The bigger ongoing decision is whether you invest in search and content after launch, and that is a separate budget from the build. This is where most of a website's long-term return actually comes from, and it is covered in detail in our companion guide to what SEO costs for a small business. A clean way to plan the whole picture: the build is a capital expense, hosting and maintenance are a small fixed operating cost, and content and search are a growth investment you deliberately scale.
When a DIY Builder Is the Right Call — and When It Costs You More
DIY website builders are a legitimate answer to a specific situation. If you are pre-revenue, testing whether an offer has demand, or you simply need a credible presence within the week, build it yourself and move on. That is a sound decision and paying an agency for it would be a waste.
It becomes the wrong call the moment the website is supposed to be a revenue channel rather than a business card. DIY platforms are structurally weak at the things that produce leads: search architecture, page speed, schema markup, conversion flow, and the integrations that route an inquiry into automatic follow-up. And they carry a cost nobody budgets — the forty or sixty hours an owner burns building and rebuilding it, which for most owners is worth considerably more than the price gap. The honest test is what you expect the site to do. Placeholder, build it yourself; revenue channel, treat it as an investment with a measurable return. The tradeoff is laid out at length in our comparison of an AI-powered website versus a regular website.
How to Tell Whether the Money Was Worth It
Run the return math before you buy, not after. The inputs are simple: monthly visitors, the share who take a meaningful action, the share of those who become customers, and what a customer is worth to you. A site drawing 500 visitors a month converting at 3 percent produces 15 leads. Close a fifth of them at an average value of $2,000 and the site returns roughly $6,000 a month — which pays back a mid-range build in weeks, not years. Run those four numbers against your own business and the pricing question largely answers itself, because you stop asking what a website costs and start asking what a lead is worth.
The failure mode is having no analytics, no form or call tracking, and no idea which channel produced which customer — at which point the site is an unmeasurable expense you eventually resent regardless of price. Insist that analytics and lead tracking are live on day one. Then review quarterly against the numbers you set at the start.
What Changes the Math in 2026: AI Search and Build Speed
Two things have shifted the pricing conversation this year. The first is that a growing share of buyers now find businesses through ChatGPT, Perplexity, and Google's AI answers rather than by scrolling a results page. Those systems read structured markup and clearly answered content, which means schema and answer-shaped pages are no longer a technical nicety — they are the difference between being cited and being invisible. That work belongs in the build, and it is the core of what answer engine optimization covers.

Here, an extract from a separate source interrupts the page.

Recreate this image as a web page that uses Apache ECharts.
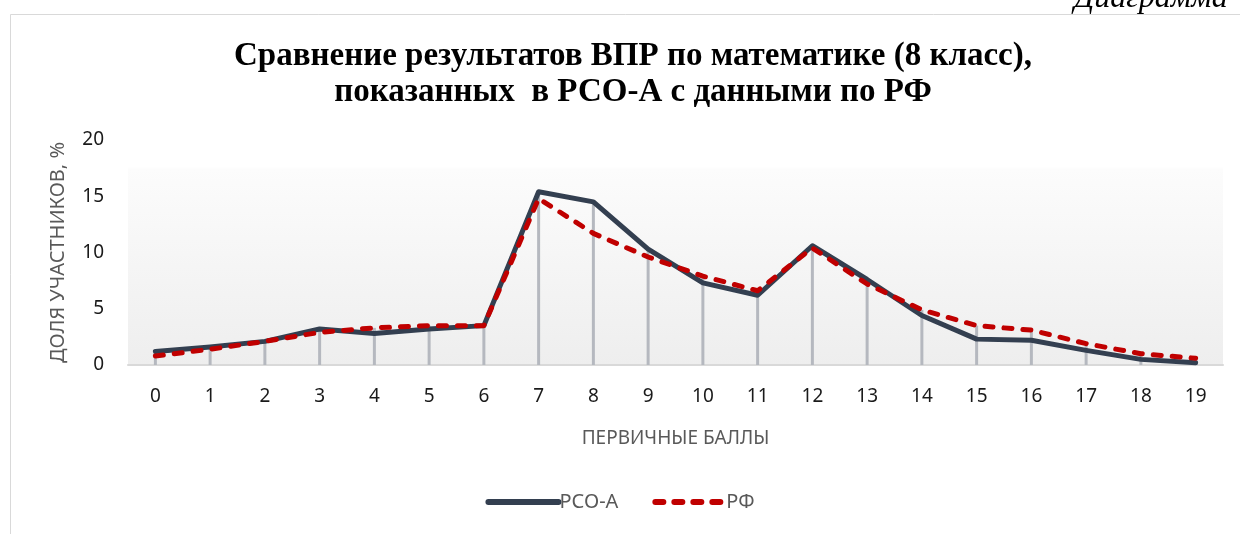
<!DOCTYPE html>
<html>
<head>
<meta charset="utf-8">
<script src="https://cdn.jsdelivr.net/npm/echarts@6/dist/echarts.min.js"></script>
<style>
  html, body { margin: 0; padding: 0; background: #fff; }
  #chart-root { width: 1240px; height: 534px; }
</style>
</head>
<body>
<div id="chart-root"></div>
<script>
// первичные баллы 0..19
const scores = ['0', '1', '2', '3', '4', '5', '6', '7', '8', '9', '10', '11', '12', '13', '14', '15', '16', '17', '18', '19']
// доля участников, % (РСО-А)
const rsoA = [1.2, 1.6, 2.1, 3.2, 2.8, 3.2, 3.5, 15.4, 14.5, 10.3, 7.3, 6.2, 10.6, 7.6, 4.4, 2.3, 2.2, 1.3, 0.5, 0.2]
// доля участников, % (РФ)
const rf = [0.8, 1.4, 2.1, 2.9, 3.3, 3.5, 3.5, 14.8, 11.7, 9.6, 7.9, 6.6, 10.4, 7.2, 4.9, 3.5, 3.1, 1.9, 1.0, 0.6]
const yTicks = [0, 5, 10, 15, 20]

// drop lines go up to the higher of the two points
const dropLines = rsoA.map((v, i) => Math.max(v, rf[i]))

let chart = echarts.init(document.getElementById('chart-root'))

let option = {
  animation: false,
  backgroundColor: '#ffffff',
  title: {
    text: 'Сравнение результатов ВПР по математике (8 класс),\nпоказанных  в РСО-А с данными по РФ',
    left: 628,
    textAlign: 'center',
    top: 33,
    textStyle: {
      fontFamily: 'Liberation Serif',
      fontWeight: 'bold',
      fontSize: 33,
      lineHeight: 36,
      color: '#000'
    }
  },
  graphic: [
    {
      type: 'rect',
      shape: { x: 10.5, y: 14.5, width: 1240, height: 530 },
      style: { fill: 'none', stroke: '#d9d9d9', lineWidth: 1 },
      silent: true
    },
    {
      type: 'text',
      left: 1074,
      top: -17,
      style: {
        text: 'Диаграмма',
        font: 'italic 32px "Liberation Serif"',
        fill: '#000'
      }
    }
  ],
  grid: {
    left: 128,
    right: 17,
    top: 140,
    bottom: 169,
    show: true,
    borderWidth: 0,
    backgroundColor: {
      type: 'linear',
      x: 0, y: 0, x2: 0, y2: 1,
      colorStops: [
        { offset: 0, color: '#ffffff' },
        { offset: 0.12, color: '#ffffff' },
        { offset: 0.13, color: '#fcfcfc' },
        { offset: 1, color: '#eeeeee' }
      ]
    }
  },
  legend: {
    bottom: 17,
    left: 'center',
    itemWidth: 70,
    itemHeight: 14,
    itemGap: 34,
    data: ['РСО-А', 'РФ'],
    itemStyle: { opacity: 0 },
    lineStyle: { width: 6, cap: 'round' },
    textStyle: {
      fontFamily: 'Noto Sans',
      fontSize: 20,
      color: '#595959',
      padding: [0, 0, 0, -4]
    }
  },
  xAxis: {
    type: 'category',
    data: scores,
    boundaryGap: true,
    name: 'ПЕРВИЧНЫЕ БАЛЛЫ',
    nameLocation: 'middle',
    nameGap: 64,
    nameTextStyle: {
      fontFamily: 'Noto Sans',
      fontSize: 19,
      color: '#595959'
    },
    axisLine: { lineStyle: { color: '#d9d9d9', width: 2 } },
    axisTick: { show: false },
    axisLabel: {
      margin: 22,
      fontFamily: 'Noto Sans',
      fontSize: 19,
      color: '#1a1a1a'
    }
  },
  yAxis: {
    type: 'value',
    min: yTicks[0],
    max: yTicks[yTicks.length - 1],
    interval: 5,
    name: 'ДОЛЯ УЧАСТНИКОВ, %',
    nameLocation: 'middle',
    nameGap: 60,
    nameRotate: 90,
    nameTextStyle: {
      fontFamily: 'Noto Sans',
      fontSize: 20,
      color: '#595959'
    },
    axisLine: { show: false },
    axisTick: { show: false },
    splitLine: { show: false },
    axisLabel: {
      margin: 24,
      fontFamily: 'Noto Sans',
      fontSize: 19,
      color: '#1a1a1a'
    }
  },
  series: [
    {
      name: 'drop',
      type: 'bar',
      data: dropLines,
      barWidth: 3,
      itemStyle: { color: '#b5b8bf' },
      silent: true,
      z: 1
    },
    {
      name: 'РСО-А',
      type: 'line',
      data: rsoA,
      symbol: 'none',
      color: '#333f50',
      lineStyle: { width: 5, color: '#333f50', cap: 'round', join: 'round' },
      z: 3
    },
    {
      name: 'РФ',
      type: 'line',
      data: rf,
      symbol: 'none',
      color: '#c00000',
      lineStyle: { width: 5, color: '#c00000', type: [8, 11], cap: 'round', join: 'round' },
      z: 4
    }
  ]
}

chart.setOption(option)
</script>
</body>
</html>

The second shift is production speed. Modern AI development tooling compresses the hours a custom build takes without lowering the ceiling on quality, which is why a genuinely custom site is now reachable at budgets that used to buy a template. Everything we ship is Built With Claude Code, which is how our AI website building work delivers custom structure, copy, schema, and lead capture in days rather than the three-month timeline that used to be standard. The practical implication for a buyer: a long timeline is no longer evidence of a serious build, and you should ask why a project needs one.